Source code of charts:
....

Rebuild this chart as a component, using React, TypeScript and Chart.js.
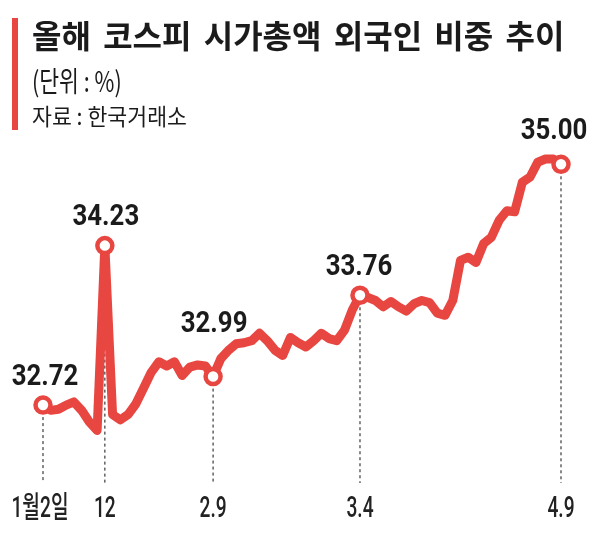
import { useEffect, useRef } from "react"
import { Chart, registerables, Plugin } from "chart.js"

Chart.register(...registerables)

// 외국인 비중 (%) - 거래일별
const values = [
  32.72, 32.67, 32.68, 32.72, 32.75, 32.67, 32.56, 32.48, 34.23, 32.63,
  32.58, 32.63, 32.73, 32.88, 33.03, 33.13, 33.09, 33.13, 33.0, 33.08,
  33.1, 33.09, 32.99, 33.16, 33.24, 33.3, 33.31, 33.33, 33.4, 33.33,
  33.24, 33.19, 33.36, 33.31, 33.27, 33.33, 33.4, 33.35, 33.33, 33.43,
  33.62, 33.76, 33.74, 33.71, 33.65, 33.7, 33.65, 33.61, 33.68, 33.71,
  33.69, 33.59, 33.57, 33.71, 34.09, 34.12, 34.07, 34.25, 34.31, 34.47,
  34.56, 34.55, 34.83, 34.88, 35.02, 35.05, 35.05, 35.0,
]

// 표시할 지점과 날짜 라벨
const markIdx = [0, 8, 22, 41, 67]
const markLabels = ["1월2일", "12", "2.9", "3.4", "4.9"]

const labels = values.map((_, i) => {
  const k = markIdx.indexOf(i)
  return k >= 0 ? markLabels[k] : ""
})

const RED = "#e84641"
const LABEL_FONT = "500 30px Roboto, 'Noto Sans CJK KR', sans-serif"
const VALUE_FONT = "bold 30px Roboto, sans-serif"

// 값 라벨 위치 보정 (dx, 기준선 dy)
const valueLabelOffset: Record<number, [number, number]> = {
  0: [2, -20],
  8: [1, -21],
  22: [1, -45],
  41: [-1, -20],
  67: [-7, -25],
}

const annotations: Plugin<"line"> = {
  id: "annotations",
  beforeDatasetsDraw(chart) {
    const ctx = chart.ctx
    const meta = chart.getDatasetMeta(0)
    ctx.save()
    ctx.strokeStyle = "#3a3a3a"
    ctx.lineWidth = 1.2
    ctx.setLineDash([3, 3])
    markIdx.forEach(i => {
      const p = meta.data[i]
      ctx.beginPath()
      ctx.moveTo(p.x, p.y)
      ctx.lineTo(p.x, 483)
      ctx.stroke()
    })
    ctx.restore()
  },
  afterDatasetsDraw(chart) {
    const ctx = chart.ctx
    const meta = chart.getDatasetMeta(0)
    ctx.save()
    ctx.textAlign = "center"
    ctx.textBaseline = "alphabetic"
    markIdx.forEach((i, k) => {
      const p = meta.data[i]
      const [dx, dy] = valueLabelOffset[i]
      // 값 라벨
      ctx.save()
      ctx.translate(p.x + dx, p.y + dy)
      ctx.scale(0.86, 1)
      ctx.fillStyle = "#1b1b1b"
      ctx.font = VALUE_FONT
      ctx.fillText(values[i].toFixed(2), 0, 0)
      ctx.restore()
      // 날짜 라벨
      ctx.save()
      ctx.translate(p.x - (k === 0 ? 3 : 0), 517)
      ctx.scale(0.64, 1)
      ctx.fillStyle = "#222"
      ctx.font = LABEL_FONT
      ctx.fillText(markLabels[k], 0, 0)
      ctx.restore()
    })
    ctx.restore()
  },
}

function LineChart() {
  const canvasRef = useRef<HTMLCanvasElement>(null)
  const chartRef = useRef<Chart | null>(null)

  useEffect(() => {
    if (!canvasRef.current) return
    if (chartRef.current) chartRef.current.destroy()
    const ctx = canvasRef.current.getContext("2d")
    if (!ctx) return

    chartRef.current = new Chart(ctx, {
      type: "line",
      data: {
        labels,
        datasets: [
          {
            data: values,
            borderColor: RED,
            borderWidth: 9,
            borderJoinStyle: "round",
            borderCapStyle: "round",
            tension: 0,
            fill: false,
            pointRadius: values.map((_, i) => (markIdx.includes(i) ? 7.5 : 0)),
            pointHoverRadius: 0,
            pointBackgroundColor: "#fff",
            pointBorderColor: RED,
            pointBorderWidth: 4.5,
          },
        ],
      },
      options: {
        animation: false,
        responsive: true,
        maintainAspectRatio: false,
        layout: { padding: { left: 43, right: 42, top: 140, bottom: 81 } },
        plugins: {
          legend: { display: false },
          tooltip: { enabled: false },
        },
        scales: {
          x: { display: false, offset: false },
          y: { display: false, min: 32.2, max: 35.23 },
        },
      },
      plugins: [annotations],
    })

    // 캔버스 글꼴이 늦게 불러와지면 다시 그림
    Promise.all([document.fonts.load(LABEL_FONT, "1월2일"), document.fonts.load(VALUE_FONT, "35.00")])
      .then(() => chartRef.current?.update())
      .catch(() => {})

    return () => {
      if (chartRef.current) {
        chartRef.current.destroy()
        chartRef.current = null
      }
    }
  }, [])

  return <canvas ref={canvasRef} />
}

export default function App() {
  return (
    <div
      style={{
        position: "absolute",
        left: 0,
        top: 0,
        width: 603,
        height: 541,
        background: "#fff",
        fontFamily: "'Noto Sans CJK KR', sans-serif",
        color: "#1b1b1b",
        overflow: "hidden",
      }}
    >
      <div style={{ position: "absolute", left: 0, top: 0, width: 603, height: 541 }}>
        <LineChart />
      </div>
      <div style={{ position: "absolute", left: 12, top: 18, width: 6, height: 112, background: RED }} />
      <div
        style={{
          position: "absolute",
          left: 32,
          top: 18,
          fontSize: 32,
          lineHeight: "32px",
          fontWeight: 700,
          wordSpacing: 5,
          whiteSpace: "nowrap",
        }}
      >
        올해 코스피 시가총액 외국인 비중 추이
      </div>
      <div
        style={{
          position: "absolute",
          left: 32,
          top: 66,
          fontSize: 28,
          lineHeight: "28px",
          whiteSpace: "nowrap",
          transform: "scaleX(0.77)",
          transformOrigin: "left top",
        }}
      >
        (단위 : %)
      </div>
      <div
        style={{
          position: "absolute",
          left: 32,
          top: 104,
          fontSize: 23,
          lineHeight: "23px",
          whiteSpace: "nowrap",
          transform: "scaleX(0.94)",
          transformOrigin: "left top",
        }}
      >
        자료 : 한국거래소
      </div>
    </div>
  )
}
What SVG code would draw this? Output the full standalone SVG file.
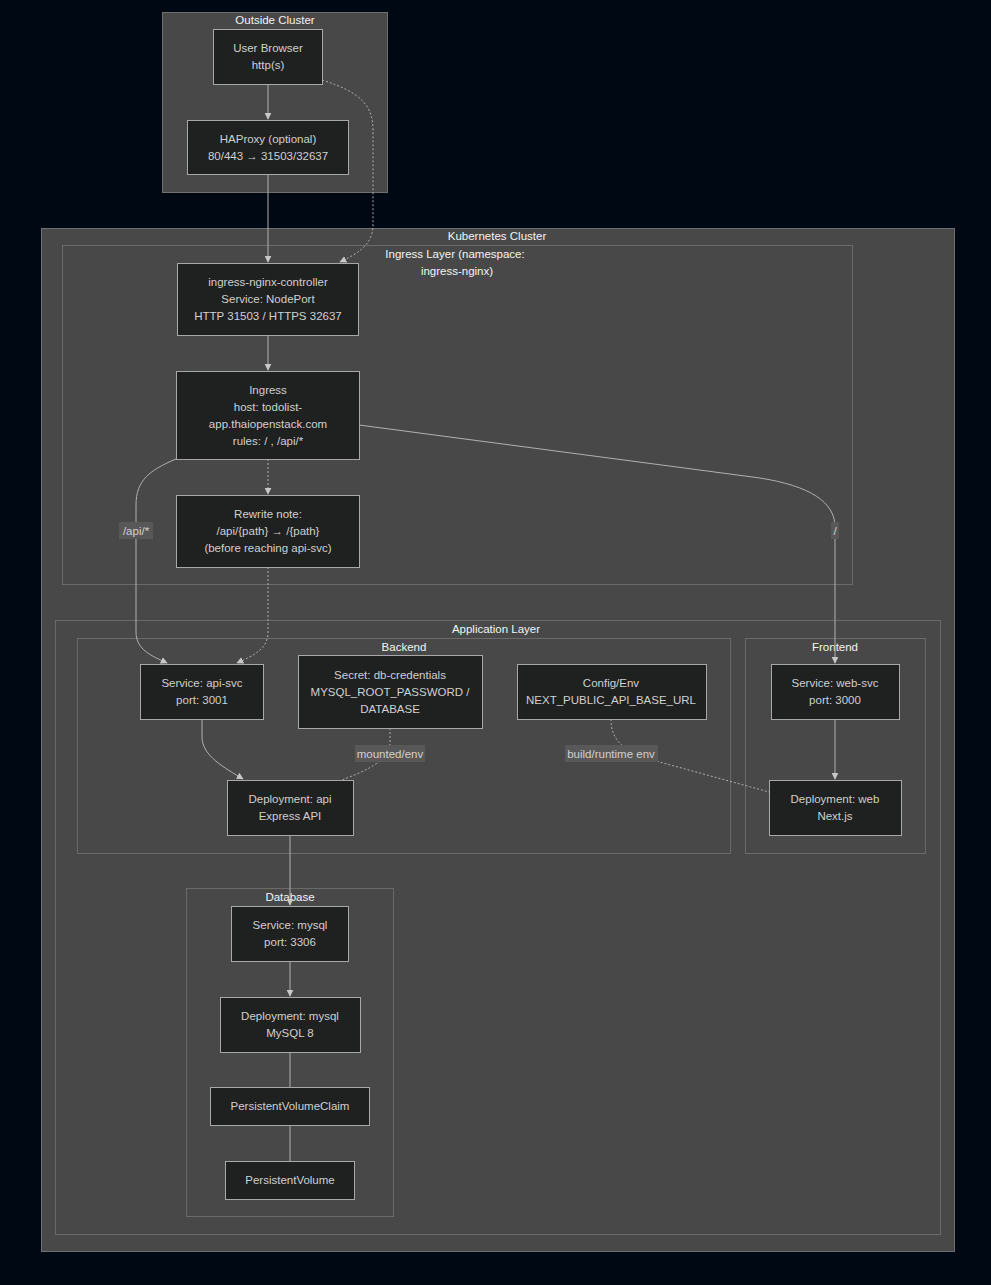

....

Requirements: Reproduce, word for word, every line from the start of the records down to and including the line with "Chart.register(...registerables)"; skip the pictures.

Solved problem:
Rebuild this chart as a component, using React, TypeScript and Chart.js.
import { useEffect, useRef } from "react"
import { Chart, registerables, Plugin } from "chart.js"

Chart.register(...registerables)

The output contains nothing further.